Like it or not, you cannot watch, or talk about this film (and a few other films our big list of 125) without talking about the star(s) performing in blackface.  While I could easily write 1000+ words just on this subject, let me just sum up my personal views on the subject:
I find the act of performing in blackface, at best, an odd thing to do and slightly uncomfortable to watch. At worst, I am downright offended by it. Ultimately, it depends on the performance.
For example, Fred Astaire’s performance in blackface in Swing Time (I will talk about that more in the next post) is not fundamentally different in manner or intent than Jolson’s in The Jazz Singer.  However, I find Astaire’s performance much more offensive than I do Jolson’s.  Why?  I am not sure, but I do.

For those of you that find the whole concept offensive, I totally understand.

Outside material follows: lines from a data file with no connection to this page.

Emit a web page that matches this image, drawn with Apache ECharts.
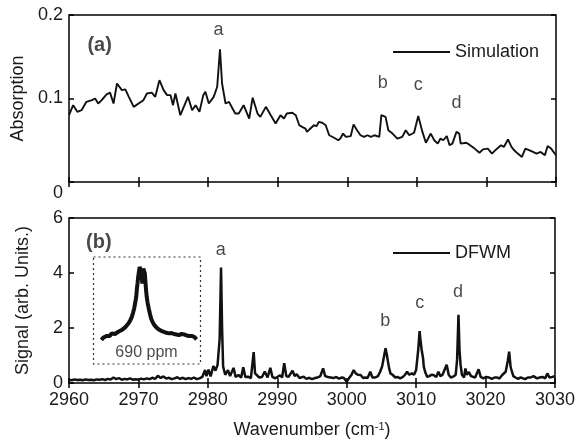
<!DOCTYPE html>
<html>
<head>
<meta charset="utf-8">
<script src="https://cdn.jsdelivr.net/npm/echarts@6/dist/echarts.min.js"></script>
<style>html,body{margin:0;padding:0;background:#fff}#c{width:578px;height:442px}</style>
</head>
<body>
<div id="c"></div>
<script>
// ---- data ----
const xTicks = [2960, 3030, 10];
const absTicks = [0, 0.2, 0.1];
const sigTicks = [0, 6, 2];

const simulation = [
[2960.0,0.080],[2960.6,0.092],[2961.2,0.084],[2961.8,0.086],[2962.5,0.096],[2963.3,0.098],[2963.75,0.100],[2964.2,0.094],[2964.7,0.098],[2965.4,0.105],[2965.9,0.107],[2966.4,0.094],[2966.9,0.118],[2967.6,0.110],[2968.1,0.111],[2968.6,0.102],[2969.3,0.090],[2970.0,0.094],[2970.7,0.098],[2971.2,0.106],[2971.9,0.107],[2972.4,0.102],[2973.0,0.122],[2973.6,0.110],[2974.1,0.104],[2974.6,0.104],[2974.95,0.092],[2975.3,0.106],[2976.0,0.080],[2976.5,0.090],[2977.1,0.102],[2977.7,0.086],[2978.2,0.092],[2978.75,0.084],[2979.3,0.104],[2979.6,0.108],[2980.1,0.094],[2980.8,0.102],[2981.3,0.114],[2981.7,0.159],[2982.0,0.118],[2982.5,0.094],[2983.0,0.096],[2983.5,0.088],[2983.9,0.082],[2984.4,0.082],[2985.1,0.092],[2985.9,0.076],[2986.4,0.101],[2987.1,0.082],[2987.5,0.078],[2988.3,0.090],[2989.0,0.080],[2989.7,0.070],[2990.4,0.080],[2990.9,0.076],[2991.3,0.082],[2992.1,0.083],[2992.6,0.080],[2993.1,0.068],[2993.5,0.066],[2994.0,0.064],[2994.2,0.060],[2994.7,0.064],[2995.2,0.068],[2995.6,0.067],[2995.9,0.072],[2996.4,0.071],[2996.9,0.068],[2997.4,0.056],[2998.1,0.053],[2998.7,0.050],[2999.0,0.052],[2999.4,0.058],[2999.8,0.054],[3000.5,0.055],[3000.9,0.069],[3001.4,0.062],[3001.9,0.056],[3002.4,0.054],[3002.9,0.056],[3003.4,0.054],[3003.9,0.056],[3004.6,0.054],[3004.9,0.080],[3005.5,0.078],[3005.9,0.062],[3006.5,0.058],[3007.2,0.052],[3007.9,0.054],[3008.4,0.062],[3008.9,0.056],[3009.6,0.059],[3010.2,0.079],[3010.8,0.060],[3011.3,0.047],[3012.0,0.058],[3012.5,0.050],[3013.0,0.046],[3013.4,0.052],[3013.8,0.050],[3014.3,0.055],[3014.7,0.044],[3015.1,0.046],[3015.7,0.060],[3016.1,0.058],[3016.3,0.046],[3017.1,0.047],[3017.5,0.045],[3018.3,0.040],[3019.0,0.035],[3019.5,0.039],[3020.2,0.040],[3020.8,0.034],[3021.4,0.039],[3022.1,0.044],[3022.5,0.042],[3023.1,0.051],[3023.6,0.042],[3024.0,0.038],[3024.5,0.034],[3025.1,0.030],[3025.6,0.040],[3026.2,0.038],[3026.7,0.036],[3027.2,0.034],[3027.8,0.036],[3028.4,0.032],[3028.8,0.043],[3029.3,0.040],[3030.0,0.032]
];

const dfwm = [
[2960.0,0.12],[2960.4,0.10],[2960.8,0.13],[2961.2,0.11],[2961.6,0.12],[2962.0,0.10],[2962.4,0.13],[2962.8,0.11],[2963.2,0.12],[2963.6,0.10],[2964.0,0.13],[2964.4,0.12],[2964.8,0.14],[2965.2,0.11],[2965.6,0.15],[2966.0,0.13],[2966.4,0.20],[2966.8,0.14],[2967.2,0.18],[2967.6,0.12],[2968.0,0.15],[2968.4,0.13],[2968.8,0.17],[2969.2,0.12],[2969.6,0.14],[2970.0,0.12],[2970.4,0.16],[2970.8,0.13],[2971.2,0.17],[2971.6,0.14],[2972.0,0.19],[2972.4,0.15],[2972.8,0.26],[2973.2,0.18],[2973.6,0.24],[2974.0,0.16],[2974.4,0.19],[2974.8,0.14],[2975.2,0.17],[2975.6,0.21],[2976.0,0.15],[2976.4,0.19],[2976.8,0.14],[2977.2,0.18],[2977.6,0.15],[2978.0,0.20],[2978.4,0.14],[2978.8,0.17],[2979.2,0.22],[2979.6,0.47],[2979.8,0.25],[2980.1,0.49],[2980.4,0.24],[2980.8,0.62],[2981.1,0.45],[2981.4,0.66],[2981.7,1.6],[2981.9,4.2],[2982.05,2.0],[2982.2,0.6],[2982.5,0.3],[2982.9,0.47],[2983.2,0.25],[2983.7,0.55],[2984.0,0.22],[2984.4,0.29],[2984.8,0.2],[2985.1,0.57],[2985.4,0.22],[2985.8,0.23],[2986.2,0.18],[2986.6,1.12],[2986.8,0.35],[2987.0,0.42],[2987.4,0.2],[2987.8,0.22],[2988.2,0.42],[2988.6,0.2],[2989.0,0.55],[2989.3,0.22],[2989.7,0.17],[2990.0,0.22],[2990.4,0.28],[2990.7,0.2],[2991.0,0.72],[2991.3,0.25],[2991.6,0.22],[2992.2,0.45],[2992.5,0.25],[2992.8,0.32],[2993.2,0.18],[2993.8,0.23],[2994.2,0.15],[2994.6,0.19],[2995.0,0.14],[2995.4,0.18],[2995.8,0.2],[2996.2,0.25],[2996.6,0.53],[2996.9,0.25],[2997.3,0.22],[2997.7,0.2],[2998.1,0.18],[2998.5,0.22],[2998.9,0.16],[2999.3,0.2],[2999.6,0.18],[3000.0,0.05],[3000.4,0.2],[3000.7,0.3],[3001.0,0.47],[3001.3,0.35],[3001.6,0.3],[3002.0,0.29],[3002.4,0.18],[3002.7,0.2],[3003.0,0.18],[3003.4,0.41],[3003.7,0.2],[3004.1,0.2],[3004.5,0.25],[3004.8,0.4],[3005.1,0.6],[3005.4,1.0],[3005.6,1.26],[3005.8,1.0],[3005.9,0.84],[3006.1,0.55],[3006.3,0.35],[3006.6,0.3],[3007.0,0.2],[3007.3,0.22],[3007.7,0.17],[3008.1,0.22],[3008.4,0.3],[3008.7,0.41],[3009.0,0.3],[3009.4,0.35],[3009.7,0.3],[3010.0,0.47],[3010.3,1.2],[3010.5,1.89],[3010.65,1.5],[3010.8,1.2],[3011.0,0.9],[3011.1,0.6],[3011.3,0.4],[3011.6,0.22],[3011.9,0.25],[3012.2,0.3],[3012.5,0.29],[3012.9,0.22],[3013.2,0.41],[3013.5,0.25],[3013.8,0.3],[3014.0,0.25],[3014.4,0.66],[3014.7,0.29],[3015.0,0.2],[3015.4,0.24],[3015.7,0.3],[3015.9,0.84],[3016.1,2.48],[3016.25,1.2],[3016.4,0.66],[3016.6,0.3],[3016.9,0.2],[3017.1,0.53],[3017.3,0.3],[3017.6,0.4],[3017.9,0.25],[3018.1,0.29],[3018.5,0.2],[3019.0,0.5],[3019.3,0.22],[3019.7,0.17],[3020.1,0.22],[3020.5,0.2],[3020.9,0.15],[3021.3,0.2],[3021.7,0.2],[3022.0,0.16],[3022.4,0.29],[3022.9,0.41],[3023.2,0.8],[3023.4,1.14],[3023.6,0.6],[3023.7,0.5],[3024.0,0.25],[3024.3,0.2],[3024.7,0.15],[3025.0,0.2],[3025.3,0.18],[3025.7,0.14],[3026.1,0.2],[3026.5,0.2],[3026.9,0.25],[3027.4,0.17],[3027.8,0.2],[3028.2,0.22],[3028.6,0.17],[3028.9,0.35],[3029.2,0.2],[3029.6,0.22],[3030.0,0.25]
];

// inset (zoomed peak a, relative units)
const insetPeak = [
[7.9,0.224],[9.5,0.245],[11.0,0.254],[12.6,0.262],[14.2,0.270],[15.8,0.262],[17.4,0.286],[19.0,0.276],[20.5,0.280],[22.1,0.296],[23.7,0.301],[25.3,0.308],[26.8,0.317],[28.4,0.326],[30.0,0.342],[31.6,0.356],[33.1,0.379],[34.7,0.405],[36.3,0.441],[37.4,0.478],[38.5,0.519],[39.5,0.575],[40.4,0.627],[41.0,0.700],[41.6,0.752],[42.3,0.820],[42.9,0.860],[43.6,0.905],[44.2,0.907],[44.8,0.880],[45.4,0.845],[46.1,0.752],[46.6,0.830],[47.0,0.892],[47.5,0.910],[47.9,0.907],[48.4,0.850],[48.9,0.783],[49.5,0.700],[50.2,0.627],[51.1,0.570],[52.1,0.519],[53.2,0.470],[54.3,0.426],[55.8,0.390],[57.4,0.363],[59.4,0.340],[61.5,0.323],[63.8,0.310],[66.2,0.301],[68.6,0.292],[71.0,0.286],[73.4,0.290],[75.7,0.280],[78.0,0.276],[80.4,0.270],[82.8,0.281],[85.2,0.277],[87.5,0.266],[89.9,0.261],[92.2,0.262],[94.6,0.254],[96.8,0.230]
];

const topPeakLabels = [['a',2981.5,0.182],['b',3005.1,0.119],['c',3010.2,0.116],['d',3015.7,0.094]];
const bottomPeakLabels = [['a',2981.86,4.85],['b',3005.56,2.26],['c',3010.53,2.91],['d',3016.05,3.32]];
const panelLabels = [['(a)',2964.4,0.164],['(b)',2964.3,5.11]];
const insetText = [['690 ppm',50,0.105]];

// ---- chart ----
const FONT = 'Liberation Sans, Arial, sans-serif';
const TXT = '#1a1a1a';
const chart = echarts.init(document.getElementById('c'), null, {renderer:'canvas'});

function xAx(grid, pos, labels, extra) {
  return Object.assign({
    type:'value', gridIndex:grid, position:pos, min:xTicks[0], max:xTicks[1], interval:xTicks[2],
    axisLine:{show:false}, splitLine:{show:false},
    axisTick:{show:true, inside:true, length:5, lineStyle:{color:'#000', width:1.5}},
    axisLabel:{show:labels, fontSize:18, fontFamily:FONT, color:TXT, margin:8, formatter:v => String(v)}
  }, extra||{});
}
function yAx(grid, pos, t, labels, extra) {
  return Object.assign({
    type:'value', gridIndex:grid, position:pos, min:t[0], max:t[1], interval:t[2],
    axisLine:{show:false}, splitLine:{show:false},
    axisTick:{show:true, inside:true, length:5, lineStyle:{color:'#000', width:1.5}},
    axisLabel:{show:labels, fontSize:18, fontFamily:FONT, color:TXT, margin:6}
  }, extra||{});
}
function annot(xi, yi, arr, style) {
  return {
    type:'scatter', xAxisIndex:xi, yAxisIndex:yi, symbolSize:1, silent:true,
    itemStyle:{color:'rgba(0,0,0,0)'},
    data: arr.map(d => ({name:d[0], value:[d[1], d[2]]})),
    label:Object.assign({show:true, position:'inside', formatter:p=>p.name, fontFamily:FONT, color:TXT, fontSize:18}, style||{}),
    z:10
  };
}

const option = {
  animation:false,
  backgroundColor:'#fff',
  grid:[
    {left:69, right:22, top:15, height:167, show:true, borderColor:'#000', borderWidth:1.5},
    {left:69, right:22, top:218, height:165, show:true, borderColor:'#000', borderWidth:1.5},
    {left:93, width:107, top:257, height:107}
  ],
  xAxis:[
    xAx(0,'bottom',false),
    xAx(1,'bottom',true,{name:'Wavenumber (cm{sup|-1})', nameLocation:'middle', nameGap:38,
      nameTextStyle:{fontSize:18, fontFamily:FONT, color:TXT, rich:{sup:{fontSize:11, fontFamily:FONT, color:TXT, verticalAlign:'top', padding:[0,0,8,0]}}}}),
    xAx(0,'top',false),
    xAx(1,'top',false),
    {type:'value', gridIndex:2, min:0, max:100, show:false}
  ],
  yAxis:[
    yAx(0,'left',absTicks,true,{name:'Absorption', nameLocation:'middle', nameGap:35,
      nameTextStyle:{fontSize:18, fontFamily:FONT, color:TXT},
      axisLabel:{show:true, fontSize:18, fontFamily:FONT, color:TXT, margin:6,
        formatter:v => v === 0 ? '{lo|0}' : String(v),
        rich:{lo:{fontSize:18, fontFamily:FONT, color:TXT, padding:[22,0,0,0]}}}}),
    yAx(1,'left',sigTicks,true,{name:'Signal (arb. Units.)', nameLocation:'middle', nameGap:37,
      nameTextStyle:{fontSize:18, fontFamily:FONT, color:TXT}}),
    yAx(0,'right',absTicks,false),
    yAx(1,'right',sigTicks,false),
    {type:'value', gridIndex:2, min:0, max:1, show:false}
  ],
  legend:[
    {data:[{name:'Simulation', icon:'rect'}], left:388, top:38, itemWidth:57, itemHeight:2, itemGap:0,
     itemStyle:{color:'#111'}, textStyle:{fontSize:18, fontFamily:FONT, color:TXT}},
    {data:[{name:'DFWM', icon:'rect'}], left:388, top:239, itemWidth:57, itemHeight:2, itemGap:0,
     itemStyle:{color:'#111'}, textStyle:{fontSize:18, fontFamily:FONT, color:TXT}}
  ],
  graphic:[
    {type:'rect', shape:{x:93.5, y:257, width:107, height:107}, silent:true,
     style:{fill:'none', stroke:'#333', lineWidth:1.2, lineDash:[2,3]}}
  ],
  series:[
    {name:'Simulation', type:'line', xAxisIndex:0, yAxisIndex:0, data:simulation, symbol:'none',
     lineStyle:{color:'#111', width:1.9}, itemStyle:{color:'#111'}},
    {name:'DFWM', type:'line', xAxisIndex:1, yAxisIndex:1, data:dfwm, symbol:'none',
     lineStyle:{color:'#111', width:2.5}, itemStyle:{color:'#111'}},
    {name:'inset', type:'line', xAxisIndex:4, yAxisIndex:4, data:insetPeak, symbol:'none',
     lineStyle:{color:'#111', width:4}},
    annot(0,0,topPeakLabels),
    annot(1,1,bottomPeakLabels),
    annot(0,0,[panelLabels[0]],{fontWeight:'bold', fontSize:20}),
    annot(1,1,[panelLabels[1]],{fontWeight:'bold', fontSize:20}),
    annot(4,4,insetText,{fontSize:16})
  ]
};
chart.setOption(option);
</script>
</body>
</html>
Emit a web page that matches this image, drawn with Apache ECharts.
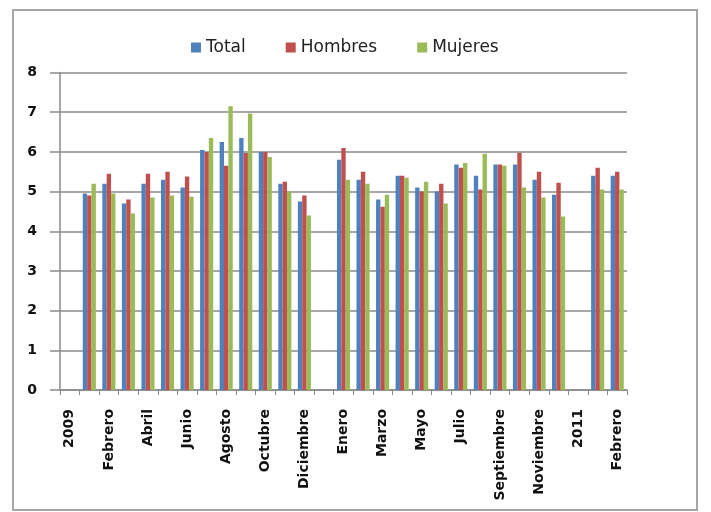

I am in no way trying to defend the practice in any manner.  The portrayal of African Americans and other minorities in American film during the first half of the 20th century was often down-right disgusting.  However, the film contains what it contains.  Did the use of blackface strike me as odd, unnecessary, and did it negatively affect my overall impression of The Jazz Singer?  Yes, those scenes are a little on the creepy side.  However, did I find the scenes offensive?  No.

And least you think that elements or themes of a movie taking on lives of their own outside the intention of the filmmakers is something that only happens once the film is viewed through the prism of the passage of time, think again.  If fact, it is easy to find a number of parallels can be drawn between an 83 year old movie like The Jazz Singer and the most recent “king of the blockbusters” – Avatar.

How you say?  Well, for one thing, both films are considered the technical marvels of their day.  The Jazz Singer is most often recognized as the film that gave birth to the “talkies” and heralded the end of the age of silent film.  Avatar has achieved its acclaim through though its use of computer animation and 3-D effects.  However, the similar places in history these two films share have as much to do with the promotion of the two films as it does with their actual advances.  For example, there had been a number of short films that had released prior to The Jazz Singer that used the same Vitaphone sound technology.  Nor was the Vitaphone technology the only type of its kind around.  Fox Studios had been using / experimenting with their own Movietone process and would release their own full-length motion picture, Sunrise: A Song of Two Humans (# 106 on the Odyssey list), just months later which used it.  Likewise, Avatar was hardly the first movie to feature 3-D effects (which have been around for decades) or computer animation / motion capture (The Lord of the Rings anyone?).  Despite all of that, there is no question that these movies changed how films would be made going forward – whether they were truly “the first” or not – due to the perfect mix critical and financial success they enjoyed (the full impact of Avatar still waits to be seen, but there certainly has been a short term effects – such as the quick adaption to 3-D of Clash of the Titans and the rash of 3-D movies slated to be released this year).

However, both movies are also more than just platforms for their technology.  They both have something to say, and surprisingly for two such radically different movies, some of the themes of their respective stories are surprisingly similar.  The Jazz Singer is, at its core, a story concerning the struggle between cultural heritage and cultural assimilation.  Avatar touches on similar themes, although seen through the prism of colonialism and cultural / environmental exploitation.  Surprisingly, both films also suffer from similar faults. The themes of both these films can get lost in the noise caused by viewers offended by certain elements of both films – the aforementioned blackface performances of The Jazz Singer and the “only-a-white-man-can-save-indigenous-peoples” element perceived in Avatar (i.e., Dances with Smurfs).

So what am I trying to go with all of this?  I believe that one does not have to resort to the dreaded “for-its-time” caveat, to say that The Jazz Singer is a pretty good movie.  However, looking at it with a modern sensibility, I think you have to use that caveat if you are trying to make an argument that it is a great movie.  So, as far I as I am concerned, the film will just have to settle for being a pretty good, cinematically historic motion picture that deserved to be removed the 2007 AFI list of greatest American movies.

And lest you think that this sort of fade from cultural prominence can’t happen to modern films, don’t forget the loose ties that this movie shares with the ridiculously successful Avatar.  It easy to dismiss some of the criticism directed at Avatar as simply backlash.  Remember, however, that hardly anyone found The Jazz Singer offensive in 1927. "The film received favorable reviews in both the Jewish press and in African American newspapers such as the Baltimore Afro-American, the New York Amsterdam News, and the Pittsburgh Courier"  (Wikipedia), as well “white” newspapers.  Any negative comment concerning Al Jolson in blackface would have been seen then as simply “backlash”.

So, as a film that is showing its age, I give The Jazz Singer – 3 Stars.